The awards ceremony for the biggest and most important film festival on the planet is like the American Academy Awards, but not. The mood is much more mellow. In fact, on Sunday Cannes had that last-day-of-summer-vacation vibe, as all the party palaces on the beach began to fold their tents, and the bay emptied of mega-yachts. The pretty people and playboys headed east - perhaps for the auto races at Monaco - and the Hollywood money got on planes back to LAX.

There are police working security at the awards show, but the public can get close to the Red Stairs to watch the directors and stars climb the carpet to the Palais. There are babies in strollers. A few thousand people, max. No pushing. Little shoving. The sound system plays ... opera? A guest or media person walks up, flashes a ticket, gets a quick, careless wanding and is in.

Also, the awards show is over in a flash. No film clips, no musical numbers, no Billy Crystal. There are lots of double-cheek kisses. The acceptance speeches can be just as hammy, weepy and giddy as those in Los Angeles, though. One winner confessed he has not worn a tuxedo since he was bar-mitzvahed.

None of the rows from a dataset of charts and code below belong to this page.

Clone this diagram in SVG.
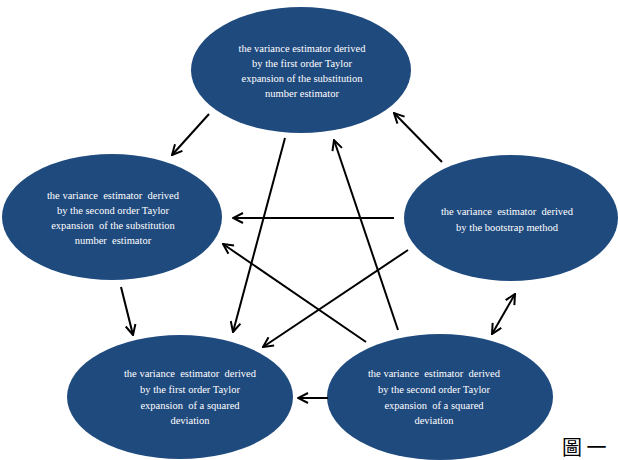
<svg xmlns="http://www.w3.org/2000/svg" width="618" height="460" viewBox="0 0 618 460">
<style>
.node ellipse{fill:#1f4a7e;}
.node text{fill:#ffffff;font-family:"Liberation Serif","Times New Roman",serif;font-size:10.5px;text-anchor:middle;white-space:pre;}
.conn line{stroke:#000;stroke-width:2;fill:none;marker-end:url(#arr);}
.fig{font-family:"Noto Sans CJK TC","Noto Sans CJK SC",serif;font-size:20px;fill:#000;}
</style>
<defs>
<marker id="arr" viewBox="0 0 12 12" refX="11" refY="6" markerWidth="12" markerHeight="12" markerUnits="userSpaceOnUse" orient="auto-start-reverse">
<path d="M1,1 L11,6 L1,11" fill="none" stroke="#000" stroke-width="2"/>
</marker>
</defs>
<rect width="618" height="460" fill="#fff"/>
<g id="n-top" class="node">
<ellipse cx="301" cy="70" rx="110" ry="63"/>
<text x="302" y="52">the variance estimator derived</text>
<text x="302" y="67">by the first order Taylor</text>
<text x="302" y="82">expansion of the substitution</text>
<text x="302" y="97">number estimator</text>
</g>
<g id="n-left" class="node">
<ellipse cx="112" cy="217" rx="110" ry="63"/>
<text x="113" y="199">the variance  estimator  derived</text>
<text x="113" y="214">by the second order Taylor</text>
<text x="113" y="229">expansion  of the substitution</text>
<text x="113" y="244">number  estimator</text>
</g>
<g id="n-right" class="node">
<ellipse cx="511" cy="218" rx="107" ry="63"/>
<text x="507" y="215">the variance  estimator  derived</text>
<text x="507" y="231">by the bootstrap method</text>
</g>
<g id="n-bl" class="node">
<ellipse cx="180" cy="397" rx="113" ry="62"/>
<text x="190" y="377">the variance  estimator  derived</text>
<text x="190" y="393">by the first order Taylor</text>
<text x="190" y="409">expansion  of a squared</text>
<text x="190" y="424">deviation</text>
</g>
<g id="n-br" class="node">
<ellipse cx="440" cy="397" rx="113" ry="63"/>
<text x="434" y="377">the variance  estimator  derived</text>
<text x="434" y="393">by the second order Taylor</text>
<text x="434" y="409">expansion  of a squared</text>
<text x="434" y="424">deviation</text>
</g>
<g id="connectors" class="conn">
<line x1="209" y1="114" x2="172" y2="155"/>
<line x1="442" y1="162" x2="394" y2="113"/>
<line x1="285" y1="138" x2="233" y2="332"/>
<line x1="398" y1="330" x2="334" y2="140"/>
<line x1="394" y1="218" x2="233" y2="218"/>
<line x1="366" y1="342" x2="223" y2="244"/>
<line x1="408" y1="250" x2="263" y2="347"/>
<line x1="121" y1="287" x2="133" y2="335"/>
<line x1="515" y1="294" x2="492" y2="334" style="marker-start:url(#arr)"/>
<line x1="328" y1="398" x2="298" y2="398"/>
</g>
<text class="fig" x="562" y="455">圖 一</text>
</svg>
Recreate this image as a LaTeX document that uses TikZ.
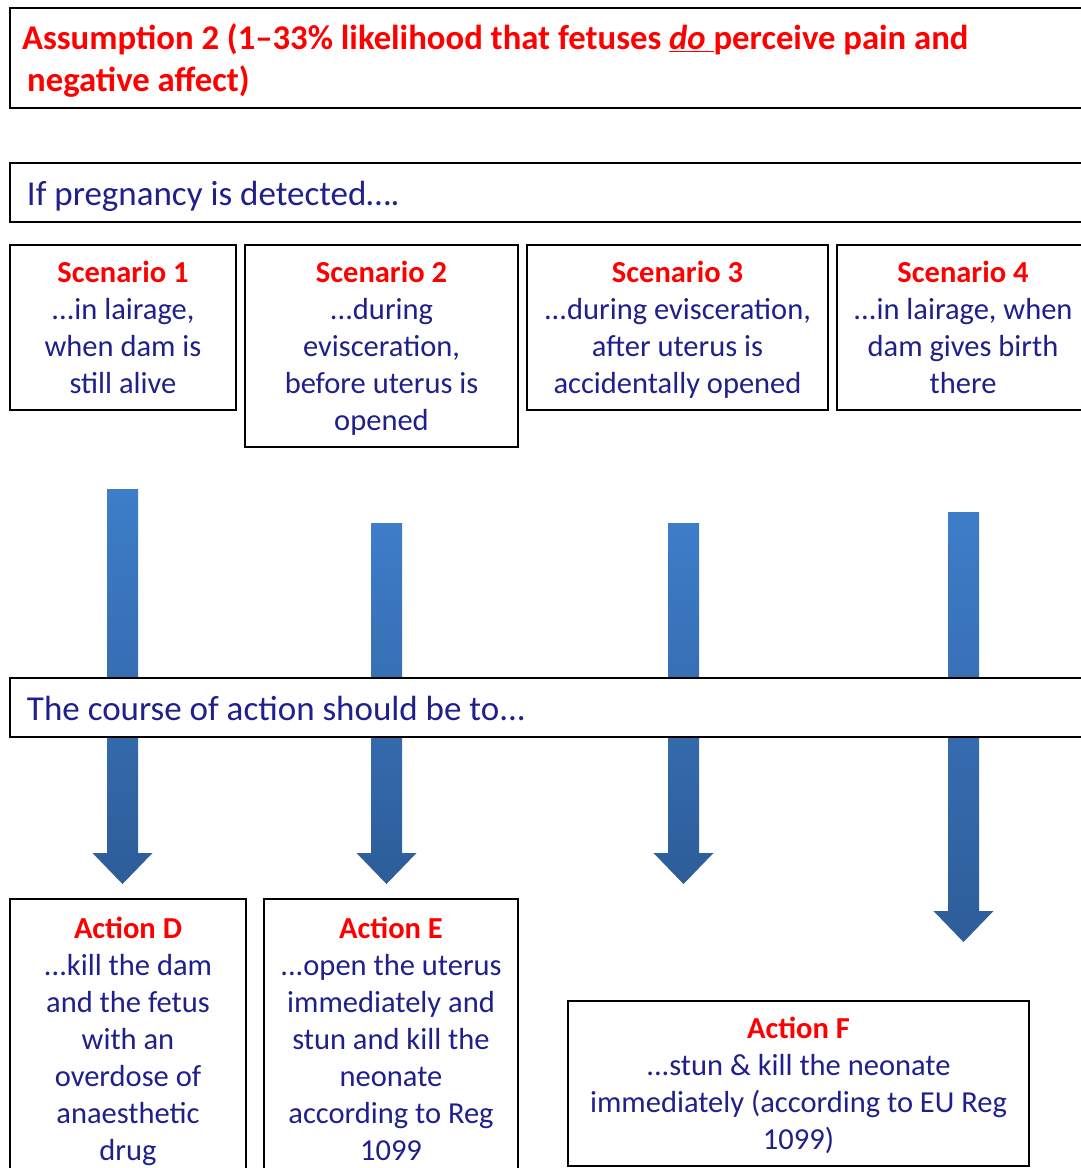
\documentclass[tikz,border=0pt]{standalone}
\usepackage{fontspec}
\setmainfont{Carlito}
\usetikzlibrary{positioning, calc}
\definecolor{headred}{RGB}{255,0,0}
\definecolor{bodyblue}{RGB}{32,32,140}
\definecolor{arrowtop}{RGB}{62,125,201}
\definecolor{arrowbot}{RGB}{45,93,153}

% red heading line of a box, with a fixed height
\newcommand{\boxhead}[1]{\rule{0pt}{26pt}{\bfseries\color{headred}#1}}

% fat shaded down arrow from #1 (top) to #2 (tip)
\newcommand{\fatarrow}[2]{%
  \shade[top color=arrowtop, bottom color=arrowbot]
    ($(#1)+(-15.5,0)$) -- ($(#2)+(-15.5,-31)$) -- ($(#2)+(-30,-31)$) -- (#2)
    -- ($(#2)+(30,-31)$) -- ($(#2)+(15.5,-31)$) -- ($(#1)+(15.5,0)$) -- cycle;}

\begin{document}
\begin{tikzpicture}[x=1pt, y=-1pt,
    box/.style={draw, line width=1.3pt, fill=white, inner sep=0pt, outer sep=0pt, align=center,
      text=bodyblue, font=\fontsize{30.5}{37}\selectfont},
    linebox/.style={box, anchor=north west, execute at end node={\rule[-6pt]{0pt}{6pt}}},
    bar/.style={box, anchor=north west, align=flush left, inner xsep=17pt, inner ysep=0pt,
      text height=25pt, text depth=0pt,
      minimum height=59pt, text width=1051pt, font=\fontsize{35}{37}\selectfont}]
  \clip (0,0) rectangle (1081,1168);
  \fill[white] (0,0) rectangle (1081,1168);

  % arrows first, boxes go over them
  \coordinate (a1s) at (122.5,489);  \coordinate (a1e) at (122.5,884);
  \coordinate (a2s) at (386.5,523);  \coordinate (a2e) at (386.5,884);
  \coordinate (a3s) at (683.5,523);  \coordinate (a3e) at (683.5,884);
  \coordinate (a4s) at (963.5,512);  \coordinate (a4e) at (963.5,942);
  \fatarrow{a1s}{a1e}
  \fatarrow{a2s}{a2e}
  \fatarrow{a3s}{a3e}
  \fatarrow{a4s}{a4e}

  \node (title) [box, anchor=north west, align=flush left, inner xsep=12pt, text width=1066pt,
      minimum height=100pt, text=headred, font=\fontsize{34.7}{42}\selectfont\bfseries,
      execute at begin node={\rule{0pt}{30pt}}]
      at (10,8) {Assumption 2 (1--33\% likelihood that fetuses \underline{\textit{do}~}perceive pain and\\
      \hspace*{0.15em}negative affect)};

  \node (detect) [bar] at (10,163) {If pregnancy is detected\ldots.};

  \node (s1) [linebox, minimum width=226pt, minimum height=165pt] at (10,245)
      {\boxhead{Scenario 1}\\...in lairage,\\when dam is\\still alive};
  \node (s2) [linebox, right=9pt of s1.north east, anchor=north west, minimum width=273pt, minimum height=202pt]
      {\boxhead{Scenario 2}\\...during\\evisceration,\\before uterus is\\opened};
  \node (s3) [linebox, right=9pt of s2.north east, anchor=north west, minimum width=301pt, minimum height=165pt]
      {\boxhead{Scenario 3}\\...during evisceration,\\after uterus is\\accidentally opened};
  \node (s4) [linebox, right=9pt of s3.north east, anchor=north west, minimum width=252pt, minimum height=165pt]
      {\boxhead{Scenario 4}\\...in lairage, when\\dam gives birth\\there};

  \node (course) [bar] at (10,678) {The course of action should be to...};

  \node (aD) [linebox, minimum width=236pt, minimum height=280pt] at (10,899)
      {\boxhead{Action D}\\...kill the dam\\and the fetus\\with an\\overdose of\\anaesthetic\\drug};
  \node (aE) [linebox, right=18pt of aD.north east, anchor=north west, minimum width=254pt, minimum height=280pt]
      {\boxhead{Action E}\\...open the uterus\\immediately and\\stun and kill the\\neonate\\according to Reg\\1099};
  \node (aF) [linebox, minimum width=461pt, minimum height=165pt] at (568,1001)
      {\boxhead{Action F}\\...stun \& kill the neonate\\immediately (according to EU Reg\\1099)};
\end{tikzpicture}
\end{document}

The American painter and director Julian Schnabel won a best director prize for "The Diving Bell and the Butterfly," the French-language adaptation of the best-selling novel by Jean-Dominique Bauby, the French Elle magazine editor afflicted with "locked-in syndrome" -- mentally aware but unable to physically respond - after a stroke. Before he took his award, Schnabel (wearing sunglasses) shook hands with each of the jurors, who were sitting on the stage on little chair/thrones.

"I thought I was making a movie about a paralyzed guy," he said, "but it's really a movie about these amazing women" - Bauby's wives, lovers and caretakers. Schnabel sang a bar of "Thank Heaven for Little Girls" and had his actresses stand. Then he said, "They say the problem with France is the French -- and that's a lie."

Jane Fonda presented. She spoke entirely in French, which our French colleagues pronounced as pretty good. There were no prizes for Michael Moore's health-care documentary "Sicko" or Leonardo DiCaprio's "11th Hour," because those films were not in competition. Of the 20 American films in competition, only Gus Van Sant's "Paranoid Park" took a prize -- a minor one, the 60th Anniversary Prize. Skunked were David Fincher's "Zodiac," the Coen brothers' "No Country for Old Men," James Gray's "We Own the Night" and Quentin Tarantino's "Death Proof." But they all got a pretty sweet ride here, with lots of critical applause and press attention.